Questa non è una rivisitazione del concetto di “logistica” ma è a tutti gli effetti un nuovo momento vincolante la crescita e lo sviluppo del sistema produttivo del Paese; siamo il secondo Paese manifatturiero in Europa dopo la Germania, siamo nei primi cinque – sei posti al mondo, non possiamo permetterci il lusso di sottovalutare proprio una funzione vincolante per mantenere questa invidiabile posizione; dobbiamo essere molto attenti perché una sottovalutazione o un errore strategico non ci fa perdere questa posizione invidiabile ma, addirittura, ci toglie, in modo irreversibile, da questa collocazione privilegiata.
Queste considerazioni e in particolare il danno che annualmente grava sull’intero comparto pari a circa 60 miliardi di € ci fanno capire quanto possa essere miope e lento sia il nostro atteggiamento nel portare a completamento il sistema dei valichi lungo i quali in soli 40 anni la quantità di tonnellate di merce annuale è passata da 20 milioni a 150 milioni di tonnellate, ma ancora più grave dove il valore delle merci si è praticamente decuplicato, ci fanno capire quanto sia assurda la assenza di piastre logistiche efficienti e in grado di fornire risposte coerenti alle esigenze della nuova domanda, alle esigenze del nuovo mercato, ci fanno capire quanto sia immotivata la lentezza con cui si realizzano le reti ferroviarie portanti del Paese, ci fanno capire quanto sia inconcludente la politica di ristrutturazione funzionale della mobilità nelle nostre aree metropolitane.
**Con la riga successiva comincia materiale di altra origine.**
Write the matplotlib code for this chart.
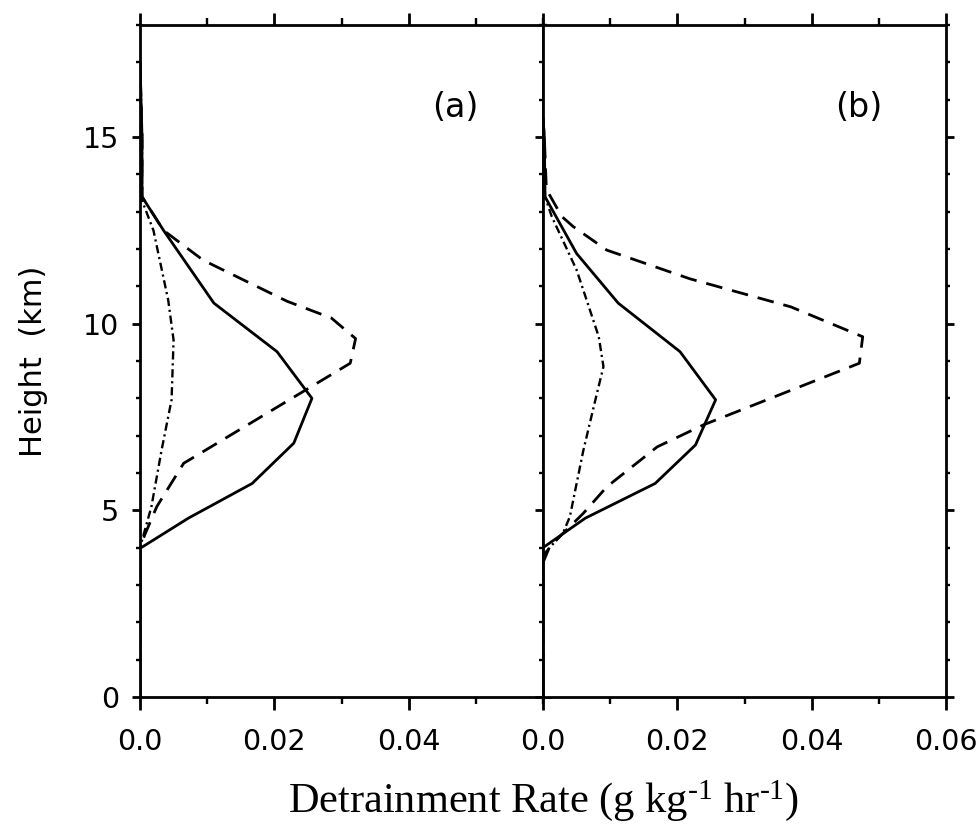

Non vi è dubbio che la dimensione finanziaria ci faccia capire molto di più di quanto per anni ci ha detto la dimensione quantitativa e, al tempo stesso, annulla i ricorrenti pregiudizi di chi invoca il “project review” per contenere la dimensione degli investimenti in infrastrutture dimenticando che ogni mese di ritardo nell’avvio concreto delle opere produce un danno diretto pari a un dodicesimo di circa 60 miliardi di €, cioè 5 miliardi di €.